- Shauna Adix, from a 1970 newspaper
- Born: Shauna McLatchy June 13, 1932 Salt Lake City, Utah, U.S.
- Died: December 14, 1998 (aged 66)
- Occupations: Educator, college administrator
- Spouse: Vern Adix (1957-1996; his death)
- Children: 2

= Shauna Adix =

American college administrator

Shauna Adix ( McLatchy; June 13, 1932 – December 14, 1998) was an American educator and college administrator. She taught at the University of Utah, where she founded the Women's Resource Center on campus in 1971, and served on the coordinating council of the National Women's Studies Association in its early years. She was also national president of Mortar Board, a collegiate honor society.

== Early life and education ==
Shauna McLatchy was born in Salt Lake City, the daughter of Frank Blue McLatchy and Charlotte Ulke McLatchy. Her mother and grandmother were Mormons, and she was raised in that tradition. She earned a bachelor's degree in sociology from the University of Utah in 1953, and a master's degree in human relations at Ohio State University in 1958. She later completed doctoral studies in educational administration in 1976.

== Career ==
Adix taught at the University of Utah, and was program director at the Student Union Building. From 1959 to 1964, she was director of the Brighton MIA Girls Camp, a summer program for Mormon girls. In 1971, she and Ramona Adams founded the Women's Resource Center on campus, and Adix became its director. She taught in the Graduate School of Social Work at the University of Utah, and chaired the dance department for two years. She was also vice president of an advertising agency, and wrote at least six plays for children's theatre.

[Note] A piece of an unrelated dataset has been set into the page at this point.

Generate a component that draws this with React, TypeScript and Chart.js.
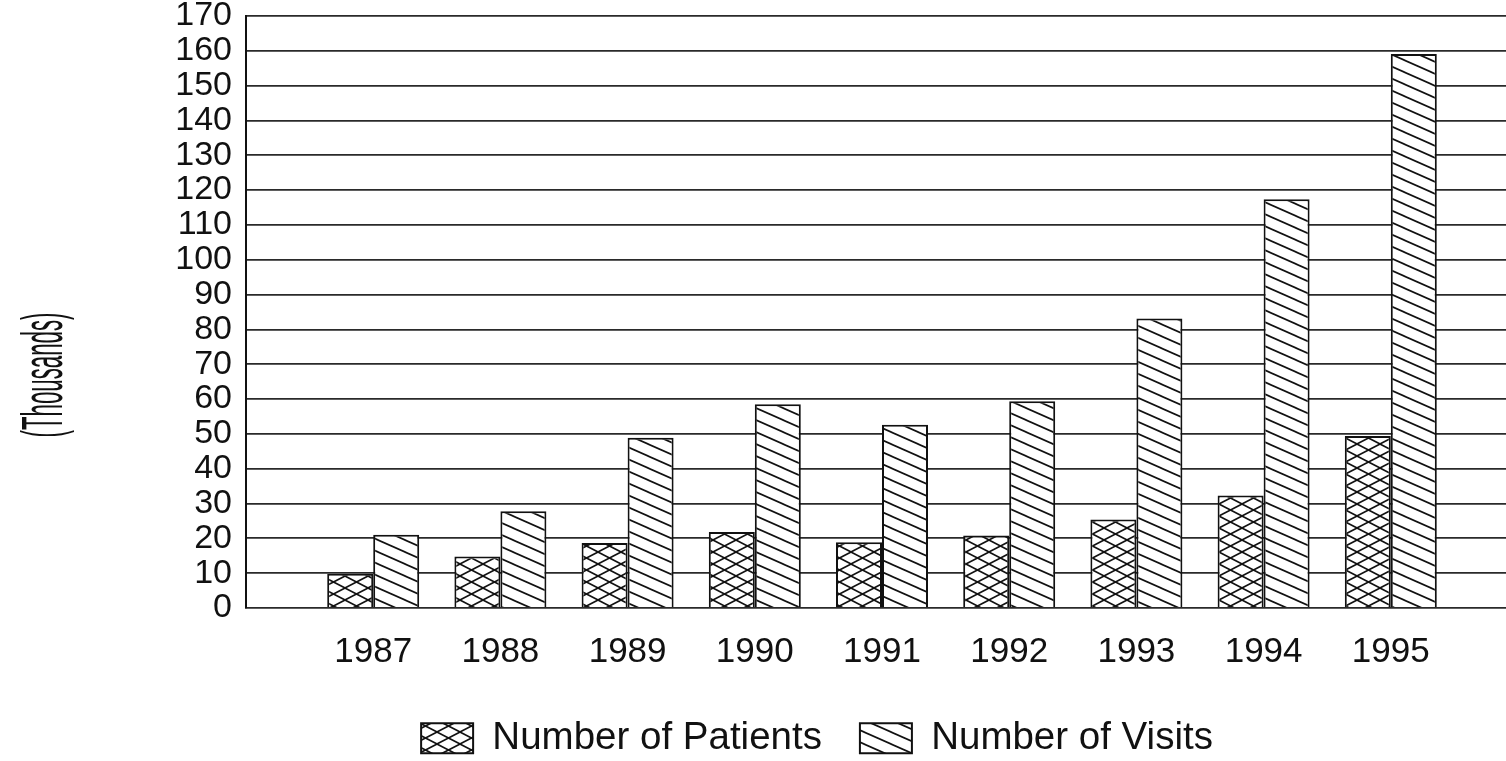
import React, { useEffect, useRef } from "react";
import { Chart, registerables } from "chart.js";

Chart.register(...registerables);

const years = ["1987", "1988", "1989", "1990", "1991", "1992", "1993", "1994", "1995"];
const patients = [9.8, 14.8, 18.7, 21.8, 18.9, 20.8, 25.4, 32.3, 49.4];
const visits = [21.0, 27.8, 48.9, 58.5, 52.6, 59.4, 83.1, 117.4, 159.1];
const seriesNames = ["Number of Patients", "Number of Visits"];
const yTitle = "(Thousands)";
const yMin = 0;
const yMax = 170;
const yStep = 10;

const FONT = "'Liberation Sans', Arial, sans-serif";

function makeCross(): CanvasPattern | string {
  const c = document.createElement("canvas");
  const w = 23, h = 12;
  c.width = w; c.height = h;
  const g = c.getContext("2d");
  if (!g) return "#fff";
  g.fillStyle = "#fff";
  g.fillRect(0, 0, w, h);
  g.strokeStyle = "#111";
  g.lineWidth = 1.6;
  for (const dx of [-w, 0, w]) {
    g.beginPath(); g.moveTo(dx, 0); g.lineTo(dx + w, h); g.stroke();
    g.beginPath(); g.moveTo(dx, h); g.lineTo(dx + w, 0); g.stroke();
  }
  return g.createPattern(c, "repeat") || "#fff";
}

function makeDiag(): CanvasPattern | string {
  const c = document.createElement("canvas");
  const w = 27, h = 12;
  c.width = w; c.height = h;
  const g = c.getContext("2d");
  if (!g) return "#fff";
  g.fillStyle = "#fff";
  g.fillRect(0, 0, w, h);
  g.strokeStyle = "#111";
  g.lineWidth = 1.7;
  for (const dy of [-h, 0, h]) {
    g.beginPath(); g.moveTo(-w, dy - h); g.lineTo(2 * w, dy + 2 * h); g.stroke();
  }
  return g.createPattern(c, "repeat") || "#fff";
}

const yTitlePlugin = {
  id: "yTitleCondensed",
  afterDraw(chart: any) {
    const ctx = chart.ctx as CanvasRenderingContext2D;
    ctx.save();
    ctx.font = `58px ${FONT}`;
    const w = ctx.measureText(yTitle).width;
    ctx.translate(46, 375);
    ctx.rotate(-Math.PI / 2);
    ctx.scale(125 / w, 1);
    ctx.fillStyle = "#111";
    ctx.textAlign = "center";
    ctx.textBaseline = "middle";
    ctx.fillText(yTitle, 0, 0);
    ctx.restore();
  },
};

const legendHeightPlugin = {
  id: "legendHeight",
  afterInit(chart: any) {
    const lg = chart.legend;
    if (!lg) return;
    const orig = lg.fit.bind(lg);
    lg.fit = function () {
      orig();
      this.height = 80;
    };
  },
};

export default function App() {
  const ref = useRef<HTMLCanvasElement | null>(null);

  useEffect(() => {
    if (!ref.current) return;
    const labels = ["", ...years, ""];
    const chart = new Chart(ref.current, {
      type: "bar",
      data: {
        labels,
        datasets: [
          {
            label: seriesNames[0],
            data: [null, ...patients, null],
            backgroundColor: makeCross() as any,
            borderColor: "#111",
            borderWidth: 2,
            categoryPercentage: 0.7233,
            barPercentage: 1,
          },
          {
            label: seriesNames[1],
            data: [null, ...visits, null],
            backgroundColor: makeDiag() as any,
            borderColor: "#111",
            borderWidth: 2,
            categoryPercentage: 0.7233,
            barPercentage: 1,
          },
        ],
      },
      options: {
        animation: false,
        responsive: false,
        maintainAspectRatio: false,
        layout: { padding: { left: 116, right: 0, top: 16, bottom: 0 } },
        plugins: {
          tooltip: { enabled: false },
          legend: {
            position: "bottom",
            labels: {
              color: "#111",
              font: { family: FONT, size: 38.5 },
              boxWidth: 52,
              boxHeight: 30,
              padding: 38,
            },
          },
        },
        scales: {
          x: {
            offset: false,
            afterFit: (scale: any) => {
              scale.height = 73;
              scale.paddingLeft = 0;
              scale.paddingRight = 0;
            },
            grid: { display: false, drawTicks: false },
            border: { display: false },
            ticks: {
              color: "#111",
              font: { family: FONT, size: 35 },
              padding: 23,
              maxRotation: 0,
              autoSkip: false,
            },
          },
          y: {
            min: yMin,
            max: yMax,
            afterFit: (scale: any) => {
              scale.width = 130;
              scale.paddingTop = 0;
              scale.paddingBottom = 0;
            },
            grid: { color: "#2a2a2a", lineWidth: 1.8, drawTicks: false },
            border: { display: true, color: "#111", width: 2 },
            ticks: {
              stepSize: yStep,
              autoSkip: false,
              color: "#111",
              font: { family: FONT, size: 34, lineHeight: 1 },
              padding: 14,
            },
          },
        },
      },
      plugins: [yTitlePlugin, legendHeightPlugin],
    });
    return () => chart.destroy();
  }, []);

  return (
    <div style={{ position: "absolute", left: 0, top: 0, width: 1506, height: 761, overflow: "hidden", background: "#fff" }}>
      <canvas ref={ref} width={1518} height={761} style={{ width: 1518, height: 761, display: "block" }} />
    </div>
  );
}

Adix was national president of Mortar Board from 1970 to 1973, when it was still an honor society for college women. She gave an oral history interview to the Utah State Historical Society in 1975. She served on the coordinating council of the National Women's Studies Association in 1978. In 1983 she and Florence Howe traveled and lectured on women's rights for six weeks in Japan, India and West Germany, on a trip sponsored by the US State Department. She retired in 1989. In retirement, she was active in the Crones Counsel, a feminist spiritual organization of older women.

== Personal life ==
Adix was married to theatre professor and actor Vern Adix in 1957; they adopted two children, David and Allison. Her daughter died in 1987, and her husband died in 1996. She died in 1998, aged 66 years, from ovarian cancer. Her papers are in the University of Utah Libraries Special Collections. An interview with Adix was included in James Ure's book, Leaving the Fold: Candid Conversations With Inactive Mormons (1999).